Our Firm Resolves Complex Beneficiary Disputes
Our law firm handles all aspects of life insurance litigation, including denied claims, delayed payments, interpleader actions, and beneficiary disputes. We have resolved numerous high-value cases, including a $500,000 Colonial Penn beneficiary battle, and regularly litigate cases involving employer-sponsored policies (including FEGLI and SGLI), private individual policies, and accidental death claims. If you’re facing uncertainty about who should receive the proceeds of a life insurance policy—or if your claim is being challenged—you can trust our team to fight for your rights.
FAQ: Life Insurance Beneficiary Rules
Can I change my life insurance beneficiary at any time? Yes, if the beneficiary is revocable. If they are designated as irrevocable, their consent is required to make changes.
What happens if my primary beneficiary dies before I do? If a contingent beneficiary is named, they will receive the proceeds. If no backup is listed, the proceeds may go to your estate or be distributed under state intestacy laws.

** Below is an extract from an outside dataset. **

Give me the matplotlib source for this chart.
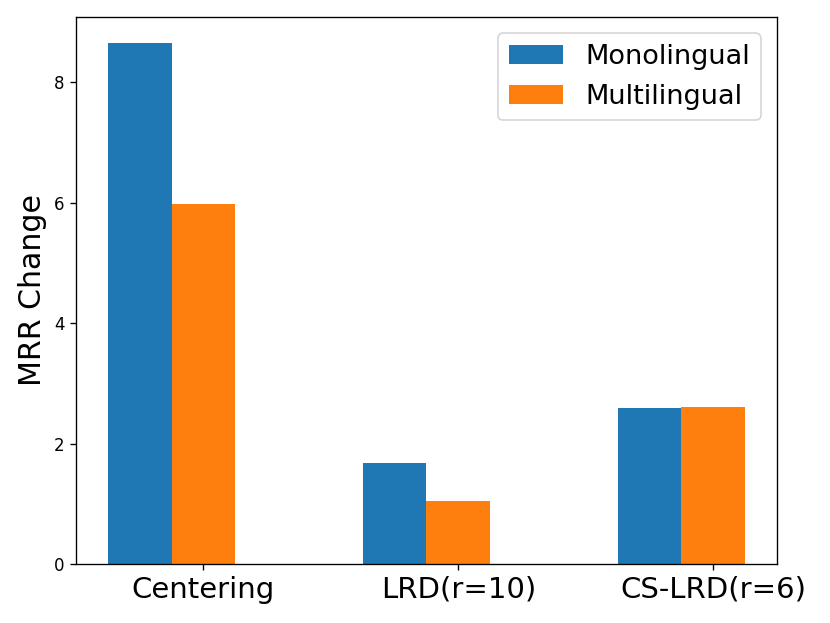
import numpy as np
import matplotlib
matplotlib.use('Agg')
import matplotlib.pyplot as plt

methods = ['Centering', 'LRD(r=10)', 'CS-LRD(r=6)']
mono = [8.65, 1.68, 2.59]
multi = [5.97, 1.04, 2.60]

x = np.arange(len(methods))
width = 0.25

fig = plt.figure(figsize=(830/120., 623/120.), dpi=120)
ax = fig.add_subplot(111)
plt.subplots_adjust(left=0.0916, right=0.936, top=0.973, bottom=0.0947)
ax.bar(x - width, mono, width, label='Monolingual', color='#1f77b4')
ax.bar(x, multi, width, label='Multilingual', color='#ff7f0e')
ax.set_xticks(x)
ax.set_xticklabels(methods, fontsize=17.5)
ax.set_ylabel('MRR Change', fontsize=18)
ax.legend(fontsize=16.3, loc='upper right', borderaxespad=0.6)
plt.savefig('out.png', dpi=120)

Does divorce automatically remove an ex-spouse as beneficiary? It depends on the state. Some states automatically revoke ex-spouse designations unless reaffirmed; others require the policyholder to manually update the beneficiary.

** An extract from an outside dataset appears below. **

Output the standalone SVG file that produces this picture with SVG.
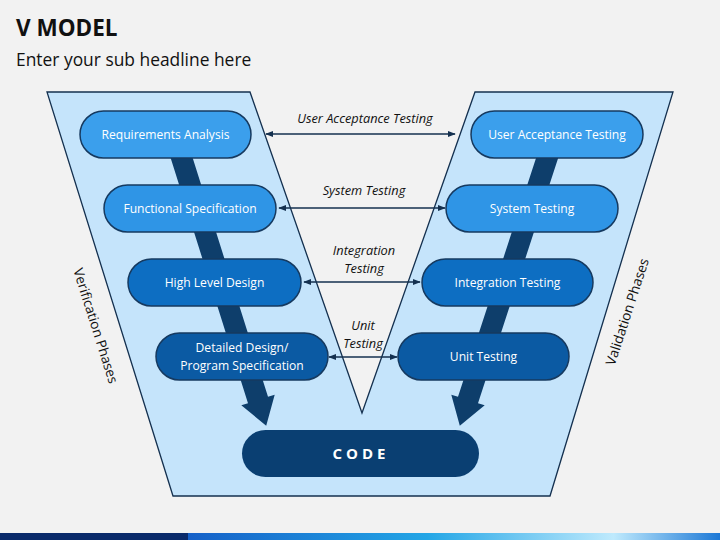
<svg xmlns="http://www.w3.org/2000/svg" width="720" height="540" viewBox="0 0 720 540">
<defs>
<style>
.node{stroke:#163a60;stroke-width:1.5}
.n1{fill:#3b9fec}.n2{fill:#2f95e6}.n3{fill:#0d6ec2}.n4{fill:#0b5aa3}.code{fill:#0a3f72}
.nt{font-family:"Open Sans","Liberation Sans",sans-serif;font-size:12.1px;fill:#ffffff;text-anchor:middle}
.lbl{font-family:"Open Sans","Liberation Sans",sans-serif;font-size:12.8px;font-style:italic;fill:#111;text-anchor:middle}
.conn{stroke:#14304f;stroke-width:1.6;fill:none;marker-start:url(#ah);marker-end:url(#ah)}
.big{fill:#0e3e6b}
.side{font-family:"Open Sans","Liberation Sans",sans-serif;font-size:13.6px;fill:#111;text-anchor:middle}
</style>
<marker id="ah" viewBox="0 0 10 10" refX="9" refY="5" markerWidth="5" markerHeight="5" orient="auto-start-reverse" markerUnits="strokeWidth">
<path d="M0,1 L10,5 L0,9 Z" fill="#14304f"/>
</marker>
<linearGradient id="bar" x1="0" y1="0" x2="1" y2="0">
<stop offset="0" stop-color="#1560c8"/>
<stop offset="0.45" stop-color="#23a6e6"/>
<stop offset="0.8" stop-color="#bfeafd"/>
<stop offset="1" stop-color="#1c78d6"/>
</linearGradient>
</defs>
<rect width="720" height="540" fill="#f2f2f2"/>
<g id="title">
<text x="16" y="36" font-family="Open Sans, Liberation Sans, sans-serif" font-size="22.5" font-weight="bold" fill="#111">V MODEL</text>
<text x="16" y="66" font-family="Open Sans, Liberation Sans, sans-serif" font-size="17.4" fill="#111">Enter your sub headline here</text>
</g>
<g id="vshape">
<polygon points="47,92 250,92 362,413 475,92 673,92 550,496 173,496" fill="#c5e4fb" stroke="#14304f" stroke-width="1.3"/>
</g>
<g id="flow-arrows">
<polygon class="big" points="166,143.2 186,136.8 268,396.8 274.7,394.7 266.2,425.7 241.3,405.3 248,403.2"/>
<polygon class="big" points="543,136.8 563,143.2 478,403.2 484.7,405.3 459.8,425.7 451.3,394.7 458,396.8"/>
</g>
<g id="connectors">
<line class="conn" x1="266" y1="134" x2="455" y2="134"/>
<line class="conn" x1="279" y1="208" x2="445" y2="208"/>
<line class="conn" x1="304" y1="282" x2="420" y2="282"/>
<line class="conn" x1="329" y1="357" x2="397" y2="357"/>
<text class="lbl" x="365" y="123">User Acceptance Testing</text>
<text class="lbl" x="364" y="195">System Testing</text>
<text class="lbl" x="364" y="255">Integration</text>
<text class="lbl" x="364" y="273">Testing</text>
<text class="lbl" x="363" y="330">Unit</text>
<text class="lbl" x="363" y="348">Testing</text>
</g>
<g id="node-req"><rect class="node n1" x="80" y="111" width="171" height="47" rx="23.5"/><text class="nt" x="165.5" y="139">Requirements Analysis</text></g>
<g id="node-func"><rect class="node n2" x="104" y="185" width="172" height="47" rx="23.5"/><text class="nt" x="190" y="213">Functional Specification</text></g>
<g id="node-hld"><rect class="node n3" x="128" y="259" width="173" height="47" rx="23.5"/><text class="nt" x="214.5" y="287">High Level Design</text></g>
<g id="node-dd"><rect class="node n4" x="156" y="333" width="172" height="47" rx="23.5"/><text class="nt" x="242" y="352">Detailed Design/</text><text class="nt" x="242" y="370">Program Specification</text></g>
<g id="node-uat"><rect class="node n1" x="471" y="111" width="172" height="47" rx="23.5"/><text class="nt" x="557" y="139">User Acceptance Testing</text></g>
<g id="node-sys"><rect class="node n2" x="446" y="185" width="172" height="47" rx="23.5"/><text class="nt" x="532" y="213">System Testing</text></g>
<g id="node-int"><rect class="node n3" x="422" y="259" width="171" height="47" rx="23.5"/><text class="nt" x="507.5" y="287">Integration Testing</text></g>
<g id="node-unit"><rect class="node n4" x="398" y="333" width="171" height="47" rx="23.5"/><text class="nt" x="483.5" y="361">Unit Testing</text></g>
<g id="node-code"><rect class="code" x="242" y="430" width="237" height="47" rx="23.5"/><text x="361" y="459" font-family="Open Sans, Liberation Sans, sans-serif" font-size="15" font-weight="bold" letter-spacing="4" fill="#ffffff" text-anchor="middle">CODE</text></g>
<g id="side-labels">
<text class="side" transform="translate(95,326) rotate(72.5)" y="4">Verification Phases</text>
<text class="side" transform="translate(628,312) rotate(-72)" y="4">Validation Phases</text>
</g>
<g id="footer">
<rect x="0" y="533" width="188" height="7" fill="#0a2a6a"/>
<rect x="188" y="533" width="532" height="7" fill="url(#bar)"/>
</g>
</svg>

What is the difference between per stirpes and per capita? Per stirpes passes a deceased beneficiary’s share to their descendants. Per capita divides the proceeds equally among surviving named beneficiaries.
Can a minor be named as a beneficiary? Yes, but a legal guardian or trust must manage the funds until the minor reaches adulthood. Otherwise, the claim may be delayed in probate court.
Is spousal consent required for naming someone else as beneficiary? In some community property states or for certain group policies, yes. Failing to obtain consent may lead to legal disputes over the death benefit.
Can a life insurance beneficiary be challenged in court? Yes. If there is evidence of fraud, coercion, or lack of mental capacity at the time the designation was made, the beneficiary designation can be contested.
What is an interpleader action? An interpleader is a legal process where the insurer deposits the policy proceeds into court due to competing claims. The court then determines who is entitled to the funds.
Can I name multiple primary beneficiaries? Yes, and you can specify how the death benefit should be divided (e.g., 50/50 or 70/30). Just be sure the division is clearly stated to avoid disputes.
Should I update my beneficiary designation regularly? Absolutely. Major life events—like marriage, divorce, childbirth, or death of a listed beneficiary—should always trigger a policy review.